Lets get started with the setup

Step 1: Obtain Domain & SSL Certificates

You should have a valid domain pointing to Jenkins server IP to configure SSL. The domain can be internal or external based on your organisations infrastructure.

SSL certificated can be obtained using the following methods.

  1. In most cases, you will be having Jenkins in a private environment with an internal DNS and you can obtain the internal SSL certificates from the respective organizations.
  2. You can also create self-signed SSL certificates using OpenSSL. Follow this blog, generate SSL certificates to create self-signed certificates using OpenSSL.
  3. Also, you can use services as let’s encrypt for valid SSL certificates. But these certificates have to be renewed every three months.

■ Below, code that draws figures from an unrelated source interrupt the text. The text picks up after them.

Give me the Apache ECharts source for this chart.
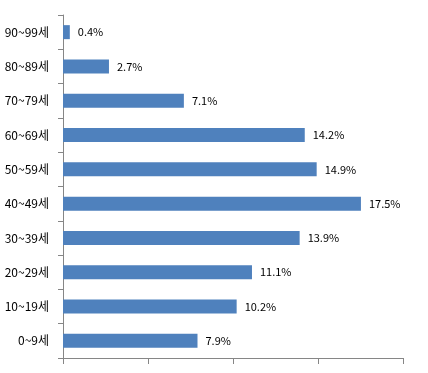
<!DOCTYPE html>
<html>
<head>
<meta charset="utf-8">
<script src="https://cdn.jsdelivr.net/npm/echarts@6/dist/echarts.min.js"></script>
<style>html,body{margin:0;padding:0;background:#fff}#c{width:428px;height:373px}</style>
</head>
<body>
<div id="c"></div>
<script>
const categories = ['0~9세','10~19세','20~29세','30~39세','40~49세','50~59세','60~69세','70~79세','80~89세','90~99세'];
const values = [7.9, 10.2, 11.1, 13.9, 17.5, 14.9, 14.2, 7.1, 2.7, 0.4];
const axisMin = 0, axisMax = 20, axisInterval = 5;

const chart = echarts.init(document.getElementById('c'), null, {renderer: 'canvas'});
const font = '"Noto Sans CJK KR", "Noto Sans", sans-serif';
chart.setOption({
  animation: false,
  grid: {left: 63, right: 24.5, top: 15, bottom: 15, containLabel: false},
  xAxis: {
    type: 'value', min: axisMin, max: axisMax, interval: axisInterval,
    axisLine: {show: true, lineStyle: {color: '#868686', width: 1}},
    axisTick: {show: true, length: 6, lineStyle: {color: '#868686'}},
    axisLabel: {show: false},
    splitLine: {show: false}
  },
  yAxis: {
    type: 'category', data: categories,
    axisLine: {show: true, lineStyle: {color: '#868686', width: 1}},
    axisTick: {show: true, length: 5, inside: false, alignWithLabel: false, lineStyle: {color: '#868686'}},
    axisLabel: {color: '#000', fontSize: 12, fontFamily: font, margin: 14}
  },
  series: [{
    type: 'bar', data: values, barWidth: 14,
    itemStyle: {color: '#4F81BD'},
    label: {show: true, position: 'right', distance: 8, color: '#000', fontSize: 11, fontFamily: font,
      formatter: p => p.value.toFixed(1) + '%'}
  }]
});
</script>
</body>
</html>
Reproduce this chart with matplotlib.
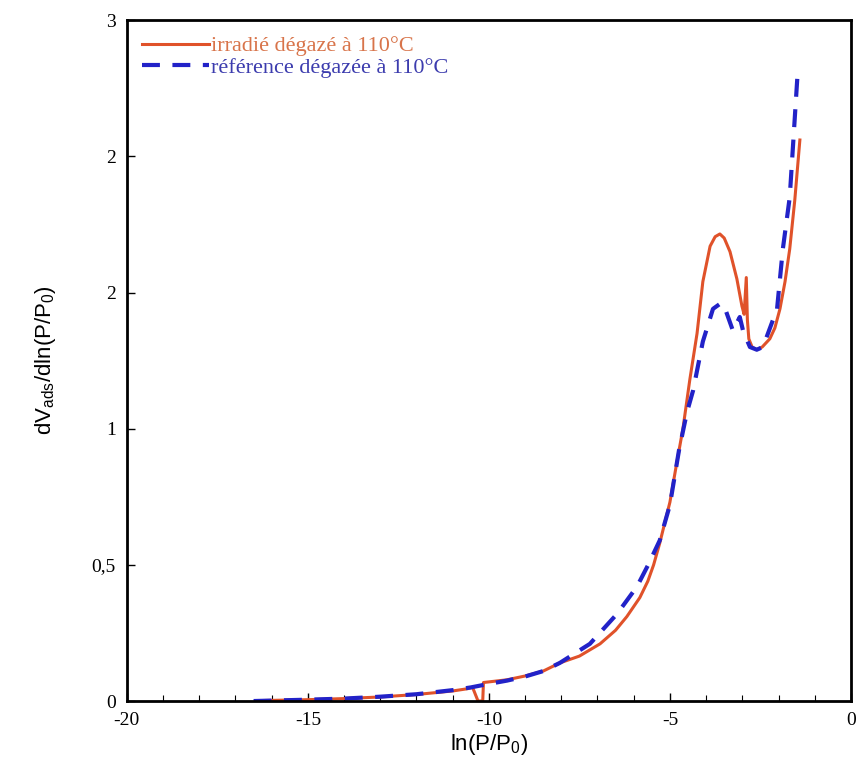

Step 2: Convert SSL keys to PKCS12 format

Note: If you already have the certificate in .p12 or .pfx format, you don’t have to do this conversion.

The command given below converts SSL certs to intermediate PKCS12 format named jenkins_keystore.p12. Make sure you have the following certs with you before executing the command.

  1. ca.crt
  2. server.key
  3. server.crt

Also,

  1. Replace jenkins.devopscube.com in the command with your own alias name
  2. Replace your-strong-password with a strong password.
openssl pkcs12 -export -out jenkins.p12 \
-passout 'pass:your-strong-password' -inkey server.key \
-in server.crt -certfile ca.crt -name jenkins.devopscube.com

Step 3: Convert PKCS12 to JKS format

Use the following keytool command to convert jenkins.p12 file to JKS format.

Replace the following with your own values.

  1. -srcstorepass – Password used in Step 3
  2. -deststorepass – Replace with a strong password.
  3. -srcalias – alias name used in step 2
  4. -destalias – Replace with a destination alias name.
keytool -importkeystore -srckeystore jenkins_keystore.p12 \
-srcstorepass 'your-secret-password' -srcstoretype PKCS12 \
-srcalias jenkins.devopscube.com -deststoretype JKS \
-destkeystore jenkins.jks -deststorepass 'your-secret-password' \
-destalias jenkins.devopscube.com

You should see a file named jenkins.jks in you current location.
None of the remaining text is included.